Williamsport's history also is a fish story.
That is the message behind "What Lives In There," a large-scale stainless steel fish sculpture that will be unveiled next week along the Susquehanna River Walk.
The sculpture, created by Oval-based artist Michael Patterson, will be unveiled at 5 p.m. Tuesday on the south side of the river levee, just east of the Maynard Street Bridge.
A reception with light refreshments will follow at 6:30 p.m. at the Capitol Lounge on the second floor of the Community Arts Center.
The sculpture, which was commissioned by local art advocacy group PublicARTWORKS Committee, depicts an array of fish native to the river, said committee member Mark Murawski.

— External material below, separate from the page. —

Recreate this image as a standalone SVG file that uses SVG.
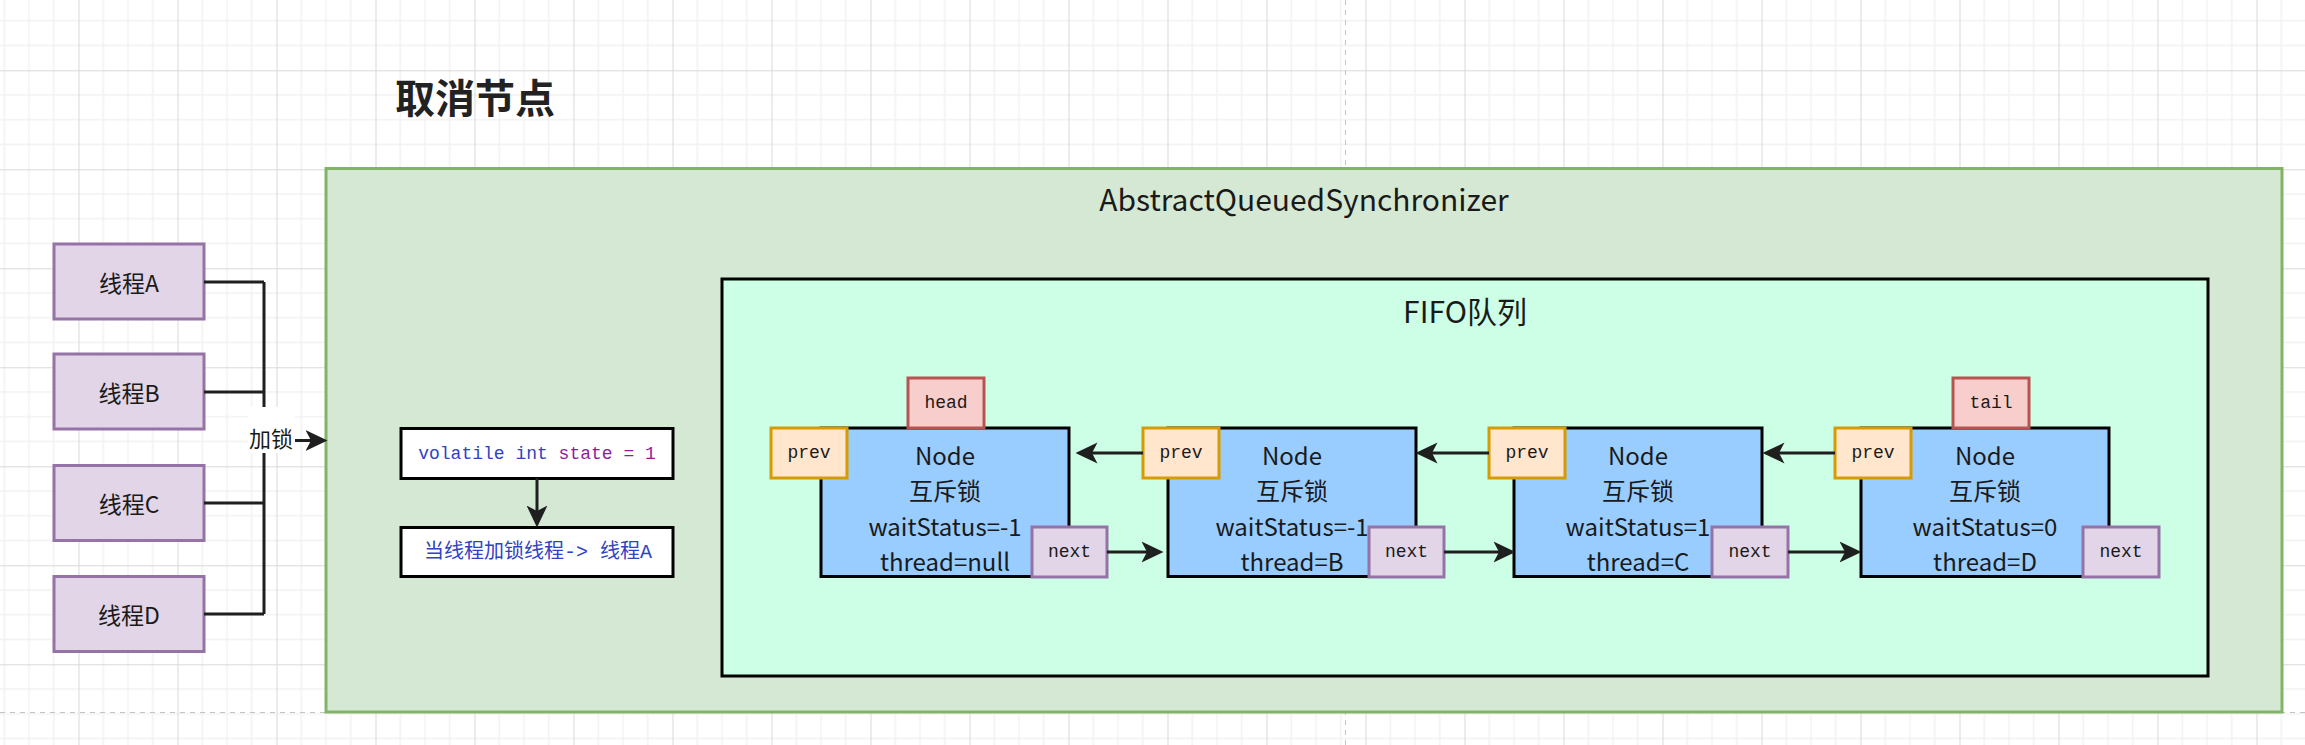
<svg xmlns="http://www.w3.org/2000/svg" width="2305" height="745" viewBox="0 0 2305 745">
  <style>
    .sans { font-family: "Noto Sans CJK SC", "Noto Sans", sans-serif; fill: #1a1a1a; }
    .mono { font-family: "Liberation Mono", "Noto Sans CJK SC", monospace; fill: #1a1a1a; }
    .c { text-anchor: middle; dominant-baseline: central; }
    .nodebox { fill: #99ccff; stroke: #000; stroke-width: 3; }
    .prev { fill: #ffe6cc; stroke: #d79b00; stroke-width: 3; }
    .next { fill: #e1d5e7; stroke: #9673a6; stroke-width: 3; }
    .ptr { fill: #f8cecc; stroke: #b85450; stroke-width: 3; }
    .thread { fill: #e1d5e7; stroke: #9673a6; stroke-width: 3; }
    .plain { fill: #ffffff; stroke: #000; stroke-width: 3; }
    .edge { fill: none; stroke: #1f1f1f; stroke-width: 3; }
    .arrow { marker-end: url(#arr); }
    .nt { font-size: 24px; }
    .tt { font-size: 23px; }
    .lt { font-size: 22px; }
    .mt { font-size: 18px; }
  </style>
  <defs>
    <pattern id="grid" patternUnits="userSpaceOnUse" x="-20.5" y="-28.7" width="99" height="99">
      <path d="M24.75,0V99M49.5,0V99M74.25,0V99M0,24.75H99M0,49.5H99M0,74.25H99" stroke="#f1f1f1" stroke-width="1.5" fill="none"/>
      <path d="M0.5,0V99M0,0.5H99" stroke="#d9d9d9" stroke-width="1" fill="none"/>
    </pattern>
    <marker id="arr" markerUnits="userSpaceOnUse" markerWidth="22" markerHeight="22" viewBox="0 0 20 20" refX="5" refY="10" orient="auto">
      <path d="M0,0.5 L20,10 L0,19.5 L5,10 Z" fill="#1f1f1f"/>
    </marker>
  </defs>

  <!-- background grid and page breaks -->
  <rect x="0" y="0" width="2305" height="745" fill="#ffffff"/>
  <rect x="0" y="0" width="2305" height="745" fill="url(#grid)"/>
  <path d="M1345.5,0V745M0,712.5H2305" stroke="#c4c4c4" stroke-width="1" stroke-dasharray="5 5" fill="none"/>

  <!-- title -->
  <g id="title">
    <text class="sans c" x="475" y="96" style="font-size:40px;font-weight:bold;fill:#222">取消节点</text>
  </g>

  <!-- AQS container -->
  <g id="aqs">
    <rect x="326" y="168.5" width="1956" height="543.5" fill="#d5e8d4" stroke="#82b366" stroke-width="3"/>
    <text class="sans c" x="1304" y="198" style="font-size:30px">AbstractQueuedSynchronizer</text>
  </g>

  <!-- FIFO queue container -->
  <g id="fifo">
    <rect x="722" y="279" width="1486" height="397" fill="#ccffe6" stroke="#000" stroke-width="3"/>
    <text class="sans c" x="1465" y="310" style="font-size:30px">FIFO队列</text>
  </g>

  <!-- state boxes -->
  <g id="state">
    <rect class="plain" x="401" y="428.5" width="272" height="50"/>
    <text class="mono c mt" x="537" y="453.5"><tspan style="fill:#2f42c2">volatile int </tspan><tspan style="fill:#8e1d9c">state = 1</tspan></text>
  </g>
  <g id="owner">
    <rect class="plain" x="401" y="527.5" width="272" height="49"/>
    <text class="mono c" x="538" y="552" style="font-size:20px;fill:#2f42c2">当线程加锁线程-&gt; 线程A</text>
  </g>

  <!-- threads -->
  <g id="threadA">
    <rect class="thread" x="54" y="244" width="150" height="75"/>
    <text class="sans c tt" x="129" y="282">线程A</text>
  </g>
  <g id="threadB">
    <rect class="thread" x="54" y="354" width="150" height="75"/>
    <text class="sans c tt" x="129" y="392">线程B</text>
  </g>
  <g id="threadC">
    <rect class="thread" x="54" y="465.5" width="150" height="75"/>
    <text class="sans c tt" x="129" y="503">线程C</text>
  </g>
  <g id="threadD">
    <rect class="thread" x="54" y="576.5" width="150" height="75"/>
    <text class="sans c tt" x="129" y="614">线程D</text>
  </g>

  <!-- queue nodes -->
  <g id="node1">
    <rect class="nodebox" x="821" y="428" width="248" height="148.5"/>
    <text class="sans c nt" x="945" y="454">Node</text>
    <text class="sans c nt" x="945" y="489.5">互斥锁</text>
    <text class="sans c nt" x="945" y="525">waitStatus=-1</text>
    <text class="sans c nt" x="945" y="560">thread=null</text>
    <g id="node1-prev"><rect class="prev" x="771" y="428" width="76" height="50"/><text class="mono c mt" x="809" y="453">prev</text></g>
    <g id="node1-next"><rect class="next" x="1032" y="527" width="75" height="50"/><text class="mono c mt" x="1069.5" y="552">next</text></g>
    <g id="head"><rect class="ptr" x="908" y="378" width="76" height="50"/><text class="mono c mt" x="946" y="403">head</text></g>
  </g>
  <g id="node2">
    <rect class="nodebox" x="1168" y="428" width="248" height="148.5"/>
    <text class="sans c nt" x="1292" y="454">Node</text>
    <text class="sans c nt" x="1292" y="489.5">互斥锁</text>
    <text class="sans c nt" x="1292" y="525">waitStatus=-1</text>
    <text class="sans c nt" x="1292" y="560">thread=B</text>
    <g id="node2-prev"><rect class="prev" x="1143" y="428" width="76" height="50"/><text class="mono c mt" x="1181" y="453">prev</text></g>
    <g id="node2-next"><rect class="next" x="1369" y="527" width="75" height="50"/><text class="mono c mt" x="1406.5" y="552">next</text></g>
  </g>
  <g id="node3">
    <rect class="nodebox" x="1514" y="428" width="248" height="148.5"/>
    <text class="sans c nt" x="1638" y="454">Node</text>
    <text class="sans c nt" x="1638" y="489.5">互斥锁</text>
    <text class="sans c nt" x="1638" y="525">waitStatus=1</text>
    <text class="sans c nt" x="1638" y="560">thread=C</text>
    <g id="node3-prev"><rect class="prev" x="1489" y="428" width="76" height="50"/><text class="mono c mt" x="1527" y="453">prev</text></g>
    <g id="node3-next"><rect class="next" x="1712" y="527" width="76" height="50"/><text class="mono c mt" x="1750" y="552">next</text></g>
  </g>
  <g id="node4">
    <rect class="nodebox" x="1861" y="428" width="248" height="148.5"/>
    <text class="sans c nt" x="1985" y="454">Node</text>
    <text class="sans c nt" x="1985" y="489.5">互斥锁</text>
    <text class="sans c nt" x="1985" y="525">waitStatus=0</text>
    <text class="sans c nt" x="1985" y="560">thread=D</text>
    <g id="node4-prev"><rect class="prev" x="1835" y="428" width="76" height="50"/><text class="mono c mt" x="1873" y="453">prev</text></g>
    <g id="node4-next"><rect class="next" x="2083" y="527" width="76" height="50"/><text class="mono c mt" x="2121" y="552">next</text></g>
    <g id="tail"><rect class="ptr" x="1953" y="378" width="76" height="50"/><text class="mono c mt" x="1991" y="403">tail</text></g>
  </g>

  <!-- connectors -->
  <g id="connectors">
    <path class="edge" d="M204,282H264M204,392H264M204,503H264M204,614H264M264,282V614"/>
    <path class="edge arrow" d="M264,440.5H311"/>
    <rect x="248" y="407" width="47" height="46" fill="#ffffff"/>
    <text class="sans c lt" x="271" y="437">加锁</text>
    <path class="edge arrow" d="M537,478V511"/>
    <path class="edge arrow" d="M1143,453H1092"/>
    <path class="edge arrow" d="M1489,453H1432"/>
    <path class="edge arrow" d="M1835,453H1779"/>
    <path class="edge arrow" d="M1107,552H1147"/>
    <path class="edge arrow" d="M1444,552H1499"/>
    <path class="edge arrow" d="M1788,552H1845"/>
  </g>
</svg>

"The sculpture shows the importance of the river to our history and economic development," Murawski said. "The fish depicted in it are all native to the Susquehanna River. Fishing was an important activity, economically, to our history."
The sculpture will be highly visible.
"The sculpture is 35 feet long. It will be visible, not only on the river walk, but from the Maynard Street Bridge," Murawski said. "If you are on the river, you will see it, too."
The sculpture is the first commissioned by the committee, which plans to install one piece of public art per year for the next 10 years along the river walk.
It will join a life-size bronze, lumber-era "woodhick" created by Muncy artist Pam Madai Barner, which is on the north side of the river just west of the Market Street Bridge.
"Now there will be a major art piece on either side of the river," Murawski said.
Plans originally called for the fish sculpture to be installed in the spring. However, the installation was delayed until a graffiti-resistant coating could be applied to the concrete wall on which the sculpture will be placed, Murawski said.
No one on the committee has seen the finished piece, he said. But what they have seen has been impressive.
"The committee has seen it in progress several times but have not seen the finished product. We'll see it the first time the general public sees it," Murawski said. "I think the public will be amazed at (Patterson's) talent."
The piece was financed through a grant by the First Community Foundation of Pennsylvania, fundraising efforts by the committee and private donations, he said.
The unveiling is open to the public.